Exclusive: Takata CEO called to explain air bag crisis to Japan's industry ministry - sources
By Norihiko Shirouzu
TOKYO (Reuters) - Japan's powerful industry ministry has summoned Shigehisa Takada, chairman and CEO of Takata Corp, to explain what the company is doing to resolve a crisis over potentially deadly air bags, two people with knowledge of the matter told Reuters.
Takada, 48, the third-generation head of the Tokyo-based auto safety equipment maker, is expected to attend talks at the Ministry of Economy, Trade and Industry (METI) with senior officials, including director-general Atsuo Kuroda, as early as Monday afternoon, one of the knowledgeable people said.
It's not clear what specific information the ministry is seeking to gain. Kuroda heads the ministry's manufacturing industries bureau.
More than 16 million vehicles have been recalled worldwide since 2008 to replace Takata air bag inflators, which can explode with too much force and shoot metal fragments into the car.

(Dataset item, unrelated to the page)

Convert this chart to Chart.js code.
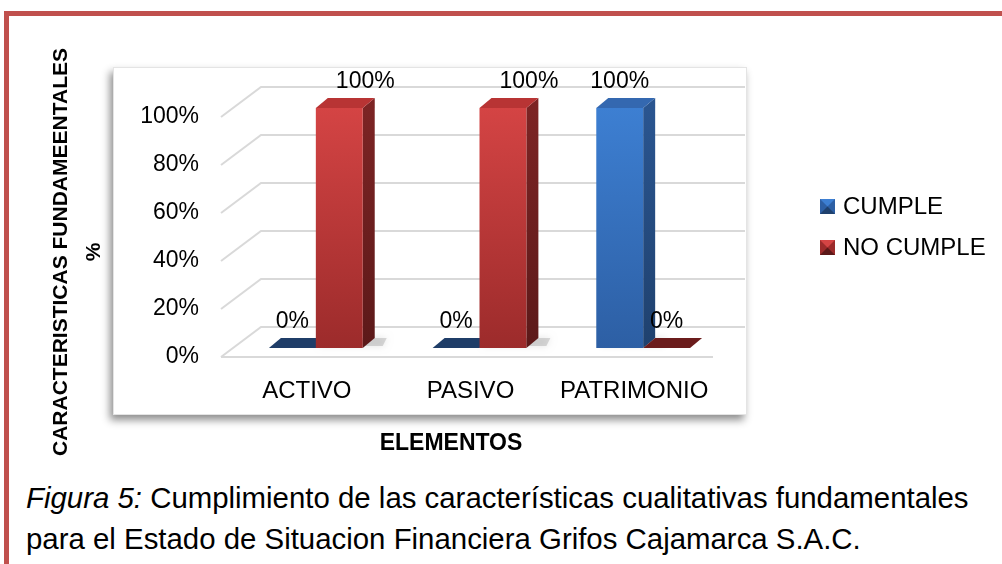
<!DOCTYPE html>
<html>
<head>
<meta charset="utf-8">
<script src="https://cdn.jsdelivr.net/npm/chart.js@4.4.1/dist/chart.umd.min.js"></script>
<style>
  html, body { margin: 0; padding: 0; background: #fff; }
  body { width: 1002px; height: 564px; position: relative; overflow: hidden; font-family: "Liberation Sans", Arial, sans-serif; }
  #frame { position: absolute; left: 4px; top: 11px; width: 1100px; height: 700px; border-top: 5px solid #c0504d; border-left: 5px solid #c0504d; }
  #chart-wrap { position: absolute; left: 0; top: 0; width: 1002px; height: 470px; }
  #caption { position: absolute; left: 26px; top: 477px; font-size: 29.4px; line-height: 41px; color: #000; white-space: nowrap; }
</style>
</head>
<body>
<div id="frame"></div>
<div id="chart-wrap"><canvas id="elementos-chart" width="1002" height="470"></canvas></div>
<div id="caption"><i>Figura 5:</i> Cumplimiento de las características cualitativas fundamentales<br>para el Estado de Situacion Financiera Grifos Cajamarca S.A.C.</div>

<script>
const categories = ['ACTIVO', 'PASIVO', 'PATRIMONIO'];
const seriesNames = ['CUMPLE', 'NO CUMPLE'];
const cumpleValues = [0, 0, 100];
const noCumpleValues = [100, 100, 0];
const yTicks = [0, 20, 40, 60, 80, 100];
const yTitle = 'CARACTERISTICAS FUNDAMEENTALES';
const xTitle = 'ELEMENTOS';

const FONT = '"Liberation Sans", Arial, sans-serif';
Chart.defaults.font.family = FONT;

// look of the fake 3d
const SHIFT = { x: 9, y: -9 };      // bars sit a bit behind the front floor edge
const DEPTH = { x: 12, y: -10 };    // bar depth
const BACK = { x: 40, y: -30 };     // back wall offset

const palette = [
    { top: '#3d7fd2', bottom: '#2d5fa4', side: ['#2a5590', '#1f416e'], cap: '#3468b0', flat: '#1f3d68' },
    { top: '#d44444', bottom: '#9c2b2b', side: ['#7c2424', '#5c1919'], cap: '#b83434', flat: '#6b1c1c' }
];

function frontFill(idx) {
    return (c) => {
        const area = c.chart.chartArea;
        if (!area) return palette[idx].top;
        const g = c.chart.ctx.createLinearGradient(0, area.top, 0, area.bottom);
        g.addColorStop(0, palette[idx].top);
        g.addColorStop(1, palette[idx].bottom);
        return g;
    };
}

function poly(ctx, pts, fill) {
    ctx.beginPath();
    ctx.moveTo(pts[0][0], pts[0][1]);
    for (let i = 1; i < pts.length; i++) ctx.lineTo(pts[i][0], pts[i][1]);
    ctx.closePath();
    ctx.fillStyle = fill;
    ctx.fill();
}

const box3d = {
    id: 'box3d',
    beforeDraw(chart) {
        const ctx = chart.ctx;
        const area = chart.chartArea;
        const y = chart.scales.y;

        // plot box with its shadow
        ctx.save();
        ctx.shadowColor = 'rgba(0,0,0,0.45)';
        ctx.shadowBlur = 8;
        ctx.shadowOffsetX = -3;
        ctx.shadowOffsetY = 5;
        ctx.fillStyle = '#fff';
        ctx.fillRect(113, 67, 634, 348);
        ctx.restore();
        ctx.strokeStyle = '#e4e4e4';
        ctx.lineWidth = 1;
        ctx.strokeRect(113.5, 67.5, 633, 347);

        // back wall grid lines
        const x0 = area.left - 4;
        ctx.save();
        ctx.strokeStyle = '#d9d9d9';
        ctx.lineWidth = 2;
        yTicks.forEach(v => {
            const py = y.getPixelForValue(v);
            ctx.beginPath();
            ctx.moveTo(x0, py);
            ctx.lineTo(x0 + BACK.x, py + BACK.y);
            ctx.lineTo(745, py + BACK.y);
            ctx.stroke();
        });
        // floor front edge
        const p0 = y.getPixelForValue(0);
        ctx.beginPath();
        ctx.moveTo(x0, p0);
        ctx.lineTo(area.right - 3, p0);
        ctx.stroke();
        ctx.restore();
    },
    beforeDatasetsDraw(chart) {
        const ctx = chart.ctx;
        ctx.save();
        ctx.translate(SHIFT.x, SHIFT.y);
        // top and side faces first, chart draws the front faces over them
        chart.data.datasets.forEach((ds, di) => {
            const meta = chart.getDatasetMeta(di);
            meta.data.forEach((bar, i) => {
                const p = bar.getProps(['x', 'y', 'base', 'width'], true);
                const l = p.x - p.width / 2, r = p.x + p.width / 2;
                const top = Math.min(p.y, p.base), bot = p.base;
                const col = palette[di];
                if (ds.data[i] === 0) {
                    poly(ctx, [[l, bot], [r, bot], [r + DEPTH.x, bot + DEPTH.y], [l + DEPTH.x, bot + DEPTH.y]], col.flat);
                    return;
                }
                // soft shadow on the floor
                ctx.save();
                ctx.shadowColor = 'rgba(0,0,0,0.3)';
                ctx.shadowBlur = 7;
                poly(ctx, [[l + 4, bot - 2], [r + DEPTH.x + 8, bot - 2], [r + DEPTH.x + 12, bot + DEPTH.y], [l + 8, bot + DEPTH.y]], 'rgba(150,150,150,0.35)');
                ctx.restore();
                const g = ctx.createLinearGradient(0, top, 0, bot);
                g.addColorStop(0, col.side[0]);
                g.addColorStop(1, col.side[1]);
                poly(ctx, [[r, top], [r + DEPTH.x, top + DEPTH.y], [r + DEPTH.x, bot + DEPTH.y], [r, bot]], g);
                poly(ctx, [[l, top], [r, top], [r + DEPTH.x, top + DEPTH.y], [l + DEPTH.x, top + DEPTH.y]], col.cap);
            });
        });
    },
    afterDatasetsDraw(chart) {
        const ctx = chart.ctx;
        ctx.restore();

        // value labels
        ctx.save();
        ctx.fillStyle = '#000';
        ctx.font = '23px ' + FONT;
        ctx.textAlign = 'center';
        ctx.textBaseline = 'middle';
        chart.data.datasets.forEach((ds, di) => {
            chart.getDatasetMeta(di).data.forEach((bar, i) => {
                const v = ds.data[i];
                const dx = (di === 1 && v > 0) ? 26 : 0;
                ctx.fillText(v + '%', bar.x + SHIFT.x + dx, bar.y + SHIFT.y - 26);
            });
        });
        ctx.restore();
    },
    afterDraw(chart) {
        const ctx = chart.ctx;
        ctx.save();
        ctx.fillStyle = '#000';
        ctx.textAlign = 'center';
        ctx.textBaseline = 'middle';

        // axis titles
        ctx.font = 'bold 23px ' + FONT;
        ctx.fillText(xTitle, 451, 444);

        ctx.save();
        ctx.translate(61, 252);
        ctx.rotate(-Math.PI / 2);
        ctx.font = 'bold 21px ' + FONT;
        ctx.fillText(yTitle, 0, 0);
        ctx.fillText('%', 0, 33);
        ctx.restore();

        // legend
        ctx.textAlign = 'left';
        ctx.font = '24px ' + FONT;
        chart.data.datasets.forEach((ds, di) => {
            const sx = 820, sy = 199 + di * 41, s = 15;
            const col = palette[di];
            ctx.fillStyle = col.bottom;
            ctx.fillRect(sx, sy, s, s);
            poly(ctx, [[sx, sy], [sx + s, sy], [sx + s / 2, sy + s / 2]], col.top);
            poly(ctx, [[sx, sy + s], [sx + s, sy + s], [sx + s / 2, sy + s / 2]], col.side[1]);
            ctx.fillStyle = '#000';
            ctx.fillText(ds.label, 843, sy + 8);
        });
        ctx.restore();
    }
};

new Chart(document.getElementById('elementos-chart'), {
    type: 'bar',
    data: {
        labels: categories,
        datasets: [
            { label: seriesNames[0], data: cumpleValues, backgroundColor: frontFill(0), categoryPercentage: 0.573, barPercentage: 1 },
            { label: seriesNames[1], data: noCumpleValues, backgroundColor: frontFill(1), categoryPercentage: 0.573, barPercentage: 1 }
        ]
    },
    options: {
        responsive: false,
        animation: false,
        layout: { padding: { left: 40, top: 117, right: 286, bottom: 53 } },
        plugins: {
            legend: { display: false },
            tooltip: { enabled: false }
        },
        scales: {
            x: {
                grid: { display: false, drawTicks: false },
                border: { display: false },
                ticks: { color: '#000', font: { size: 24 }, padding: 20 },
                afterFit(s) { s.height = 60; }
            },
            y: {
                min: 0,
                max: 100,
                grid: { display: false, drawTicks: false },
                border: { display: false },
                ticks: { stepSize: 20, color: '#000', font: { size: 23 }, padding: 26, callback: v => v + '%' },
                afterFit(s) { s.width = 185; }
            }
        }
    },
    plugins: [box3d]
});
</script>
</body>
</html>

At least five deaths have been linked to the defect, all in Honda Motor Co cars.
Another Takata executive is due to appear before a second U.S. congressional hearing later on Wednesday to explain how its air bags become potentially lethal. A first hearing took place on Nov. 21.
Takada last appeared publicly at a closed-to-the-media shareholders' meeting nearly six months ago, where he apologised for the air bag problems. In a statement issued on Tuesday, he acknowledged the company "can and must do more."
Takata spokesman Toyohiro Hishikawa said he was not immediately able to confirm whether Takada had been called in by the ministry. A METI spokesman said he had no immediate comment.